Отцовские слова, сказанные мягким и тёплым тоном, особенно врезались в память, и с тех пор Стёпа тщательно следил, чтобы у него всё было прекрасно. Потому что так говорил тот писатель, книги которого любил отец, и которые сам Стёпка потом полюбил тоже. Потому что так говорил сам отец, на которого Стёпка старался походить во всём, и которого никак нельзя было упрекнуть в отсутствии красоты. Уж у кого у кого, а у его отца с красотой было всё в порядке.
Поэтому-то Стёпка и придавал такое большое значение внешности. И своей, разумеется, и тех, кто был с ним рядом. Ну и подружка, что там скрывать, тоже должна была быть его достойна — он с детства неосознанно выделял только красивых девочек. И когда пришла пора, и одноклассники стали делиться на парочки и целоваться на переменках, он, ни минуты не сомневаясь, выбрал себе Эмму Вальберг. Это было очень естественно. Они и должны были быть вместе. Самый красивый мальчик в классе и самая красивая девочка.
А Ника Савельева… Стёпка иногда даже жалел её — невзрачная, веснушчатая, со слишком большим ртом и вечно выбивающимися из прически непокорными рыжими кудряшками. Жалел по-доброму, думая, как, наверное, плохо, когда тебе так не везёт с внешностью. Тут уж ничего не поделаешь.
С Эммой у них всё было хорошо, ровно. Они встречались, пока учились вместе. И Стёпа иногда даже думал, что так и будет у них ровно и хорошо всю жизнь. Но потом, стало как-то слишком ровно, настолько, что даже всё равно.
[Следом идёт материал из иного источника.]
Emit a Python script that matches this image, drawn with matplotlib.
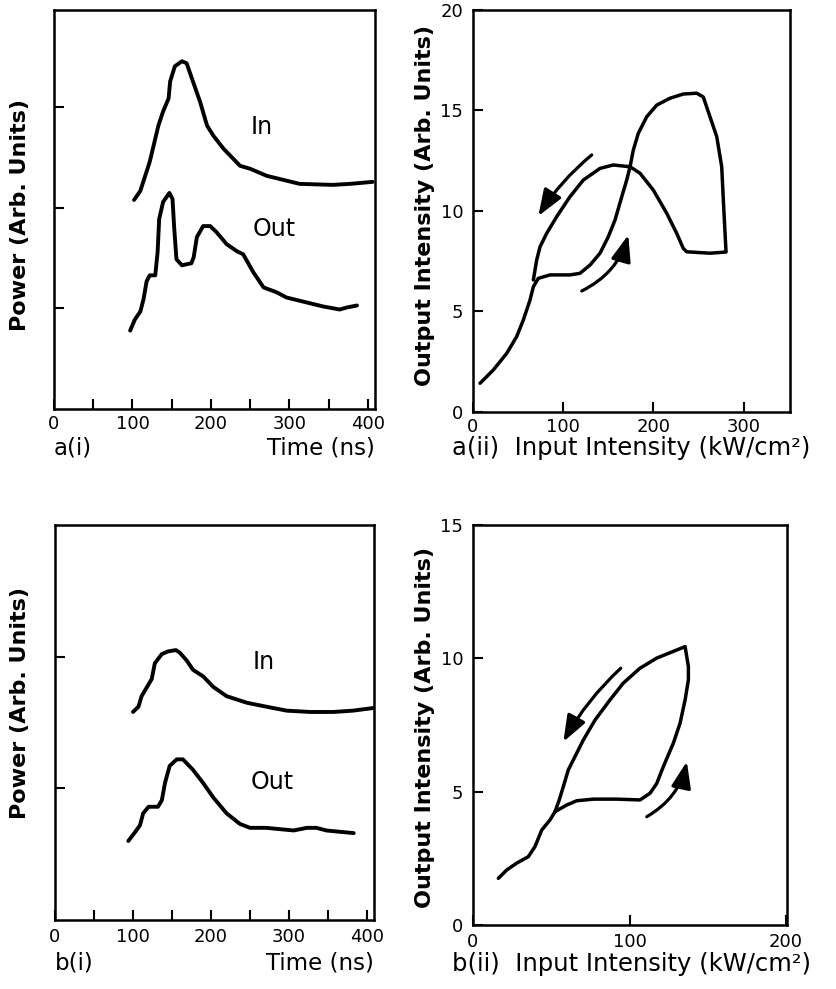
import matplotlib
matplotlib.use("Agg")
import matplotlib.pyplot as plt

# a(i): input / output pulses (time in ns, power in arb. units)
a_in_t = [102, 110, 122, 133, 139, 146, 148, 154, 163, 169, 177, 186, 195, 203,
          216, 237, 250, 271, 313, 355, 377, 406]
a_in_p = [2.08, 2.17, 2.46, 2.82, 2.96, 3.09, 3.26, 3.41, 3.46, 3.44, 3.26, 3.06,
          2.82, 2.72, 2.59, 2.42, 2.39, 2.32, 2.24, 2.23, 2.24, 2.26]
a_out_t = [97, 103, 110, 114, 118, 122, 129, 132, 134, 139, 147, 151, 153, 156,
           163, 175, 178, 182, 190, 199, 207, 220, 233, 241, 254, 267, 284, 296,
           322, 343, 364, 373, 386]
a_out_p = [0.78, 0.89, 0.97, 1.09, 1.27, 1.33, 1.33, 1.56, 1.89, 2.06, 2.15, 2.09,
           1.82, 1.49, 1.43, 1.45, 1.51, 1.71, 1.82, 1.82, 1.76, 1.64, 1.57, 1.54,
           1.36, 1.21, 1.16, 1.11, 1.06, 1.02, 0.99, 1.01, 1.03]

# b(i): input / output pulses
b_in_t = [100, 107, 111, 118, 124, 128, 137, 145, 155, 160, 169, 177, 190, 203,
          220, 246, 271, 297, 327, 357, 382, 408]
b_in_p = [1.58, 1.62, 1.70, 1.77, 1.83, 1.95, 2.02, 2.04, 2.05, 2.03, 1.97, 1.90,
          1.85, 1.77, 1.70, 1.65, 1.62, 1.59, 1.58, 1.58, 1.59, 1.61]
b_out_t = [94, 103, 109, 113, 120, 132, 137, 141, 147, 156, 164, 177, 190, 203,
           220, 237, 250, 271, 288, 306, 323, 335, 348, 365, 383]
b_out_p = [0.60, 0.67, 0.72, 0.81, 0.86, 0.86, 0.91, 1.04, 1.17, 1.22, 1.22, 1.14,
           1.04, 0.93, 0.81, 0.73, 0.70, 0.70, 0.69, 0.68, 0.70, 0.70, 0.68, 0.67,
           0.66]

# a(ii): hysteresis loop (input kW/cm2, output arb. units)
a_loop_x = [7.8, 22.5, 37.4, 48.4, 55.8, 63.2, 66.9, 72.4, 85.4, 107.5, 118.6,
            129.7, 140.8, 150.0, 157.4, 164.9, 170.4, 174.1, 177.7, 183.3, 192.6,
            203.7, 218.4, 233.1, 248.0, 255.3, 262.7, 270.2, 275.7, 277.5, 279.4,
            280.5, 262.7, 236.9, 233.1, 225.8, 214.7, 199.9, 185.1, 174.1, 155.5,
            140.8, 122.3, 107.5, 92.8, 81.7, 74.3, 70.6, 66.9]
a_loop_y = [1.43, 2.09, 2.92, 3.75, 4.58, 5.57, 6.23, 6.65, 6.82, 6.82, 6.90,
            7.31, 7.90, 8.72, 9.55, 10.71, 11.54, 12.20, 13.03, 13.87, 14.69,
            15.27, 15.61, 15.82, 15.86, 15.67, 14.69, 13.70, 12.20, 10.55, 8.89,
            7.96, 7.90, 7.97, 8.14, 8.89, 9.89, 11.04, 11.88, 12.20, 12.29,
            12.12, 11.54, 10.71, 9.72, 8.89, 8.22, 7.56, 6.57]
a_arrow_down = [(131.6, 12.79), (72.4, 9.75)]
a_arrow_up = [(120.5, 6.02), (172.2, 8.81)]

# b(ii): hysteresis loop
b_loop_x = [16.2, 21.5, 27.9, 35.3, 39.6, 43.9, 49.2, 52.4, 59.9, 66.3, 76.9,
            91.8, 106.7, 113.1, 117.4, 121.6, 128.0, 132.3, 135.5, 137.6, 137.6,
            135.5, 128.0, 117.4, 106.7, 96.0, 87.5, 78.0, 70.5, 65.2, 60.9, 57.7,
            55.1, 52.4]
b_loop_y = [1.75, 2.06, 2.32, 2.56, 2.94, 3.56, 3.94, 4.25, 4.50, 4.66, 4.72,
            4.72, 4.69, 4.94, 5.31, 5.94, 6.82, 7.57, 8.44, 9.19, 9.69, 10.44,
            10.26, 10.01, 9.63, 9.07, 8.44, 7.69, 6.94, 6.32, 5.82, 5.19, 4.69,
            4.25]
b_arrow_down = [(94.4, 9.63), (57.7, 6.87)]
b_arrow_up = [(111.0, 4.06), (136.6, 6.13)]

W, H = 837, 989
LABEL_SIZE = 16.5
WIDE_LABEL_SIZE = 17.5
TICK_SIZE = 13

fig = plt.figure(figsize=(W / 100, H / 100), dpi=100)
fig.patch.set_facecolor("white")


def add_axes(left, top, right, bottom):
    """Place axes with pixel edges measured on the page."""
    return fig.add_axes([left / W, 1 - bottom / H, (right - left) / W, (bottom - top) / H])


def style(ax, xpad=4):
    for s in ax.spines.values():
        s.set_linewidth(1.8)
    ax.tick_params(which="both", direction="in", width=1.5, length=7,
                   labelsize=TICK_SIZE)
    ax.tick_params(axis="x", which="both", pad=xpad)
    ax.tick_params(axis="y", which="both", pad=7)


line_kw = dict(color="black", solid_capstyle="round", solid_joinstyle="round")


def arrow(ax, pts, rad):
    (x0, y0), (x1, y1) = pts
    ax.annotate("", xy=(x1, y1), xytext=(x0, y0),
                arrowprops=dict(arrowstyle="-|>,head_length=0.8,head_width=0.3",
                                connectionstyle=f"arc3,rad={rad}", lw=2.3,
                                color="black", mutation_scale=20,
                                shrinkA=0, shrinkB=0))


# ---- a(i)
ax = add_axes(54, 10, 375, 409)
style(ax)
ax.plot(a_in_t, a_in_p, lw=2.8, **line_kw)
ax.plot(a_out_t, a_out_p, lw=2.8, **line_kw)
ax.set_xlim(0, 409)
ax.set_ylim(0, 3.97)
ax.set_xticks([0, 100, 200, 300, 400])
ax.set_xticks([50, 150, 250, 350], minor=True)
ax.set_yticks([1, 2, 3])
ax.set_yticklabels([])
ax.text(265, 2.81, "In", fontsize=17, ha="center", va="center")
ax.text(280, 1.79, "Out", fontsize=17, ha="center", va="center")
ax.text(0.0, -0.097, "a(i)", transform=ax.transAxes, ha="left", va="center",
        fontsize=LABEL_SIZE)
ax.text(1.0, -0.097, "Time (ns)", transform=ax.transAxes, ha="right", va="center",
        fontsize=LABEL_SIZE)
fig.text(20 / W, 1 - 215 / H, "Power (Arb. Units)", rotation=90, ha="center",
         va="center", fontsize=16, fontweight="bold")

# ---- a(ii)
ax = add_axes(473, 10, 790, 412)
style(ax)
ax.plot(a_loop_x, a_loop_y, lw=2.5, **line_kw)
arrow(ax, a_arrow_down, 0.08)
arrow(ax, a_arrow_up, 0.22)
ax.set_xlim(0, 351.4)
ax.set_ylim(0, 20)
ax.set_xticks([0, 100, 200, 300])
ax.set_yticks([0, 5, 10, 15, 20])
ax.text(-0.066, -0.09, "a(ii)  Input Intensity (kW/cm²)", transform=ax.transAxes,
        ha="left", va="center", fontsize=WIDE_LABEL_SIZE)
fig.text(425 / W, 1 - 205 / H, "Output Intensity (Arb. Units)", rotation=90,
         ha="center", va="center", fontsize=16, fontweight="bold")

# ---- b(i)
ax = add_axes(55, 525, 374, 920)
style(ax, xpad=6)
ax.plot(b_in_t, b_in_p, lw=2.8, **line_kw)
ax.plot(b_out_t, b_out_p, lw=2.8, **line_kw)
ax.set_xlim(0, 409)
ax.set_ylim(0, 3.0)
ax.set_xticks([0, 100, 200, 300, 400])
ax.set_xticks([50, 150, 250, 350], minor=True)
ax.set_yticks([1, 2])
ax.set_yticklabels([])
ax.text(267, 1.96, "In", fontsize=17, ha="center", va="center")
ax.text(279, 1.05, "Out", fontsize=17, ha="center", va="center")
ax.text(0.0, -0.11, "b(i)", transform=ax.transAxes, ha="left", va="center",
        fontsize=LABEL_SIZE)
ax.text(1.0, -0.11, "Time (ns)", transform=ax.transAxes, ha="right", va="center",
        fontsize=LABEL_SIZE)
fig.text(20 / W, 1 - 703 / H, "Power (Arb. Units)", rotation=90, ha="center",
         va="center", fontsize=16, fontweight="bold")

# ---- b(ii)
ax = add_axes(473, 525, 787, 925)
style(ax, xpad=6)
ax.plot(b_loop_x, b_loop_y, lw=2.5, **line_kw)
arrow(ax, b_arrow_down, 0.08)
arrow(ax, b_arrow_up, 0.22)
ax.set_xlim(0, 200.6)
ax.set_ylim(0, 15)
ax.set_xticks([0, 100, 200])
ax.set_yticks([0, 5, 10, 15])
ax.text(-0.066, -0.097, "b(ii)  Input Intensity (kW/cm²)", transform=ax.transAxes,
        ha="left", va="center", fontsize=WIDE_LABEL_SIZE)
fig.text(425 / W, 1 - 727 / H, "Output Intensity (Arb. Units)", rotation=90,
         ha="center", va="center", fontsize=16, fontweight="bold")

fig.savefig("out.png", dpi=100)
И когда Эмма прямо перед выпускными экзаменами сказала ему, что теперь, когда она попытается пойти в юридический сектор, как и её родители, а он, Стёпка будет учиться на врача (а Стёпка никогда и не скрывал, что пойдёт по стопам своего отца), им, наверное, лучше расстаться, потому что дальше встречаться будет не сильно удобно. И Стёпка с удивлением понял, что согласен с Эммой. И даже не расстроен. Так, слегка царапнуло что-то по самолюбию, но как-то вскользь, неглубоко.
Он уже начал присматриваться к Свете Кириенко, первой красавице их группы в учебной части, и даже назначил ей свидание в парке, на которое она, не раздумывая, согласилась, как в его жизнь внезапно ворвалась Ника Савельева.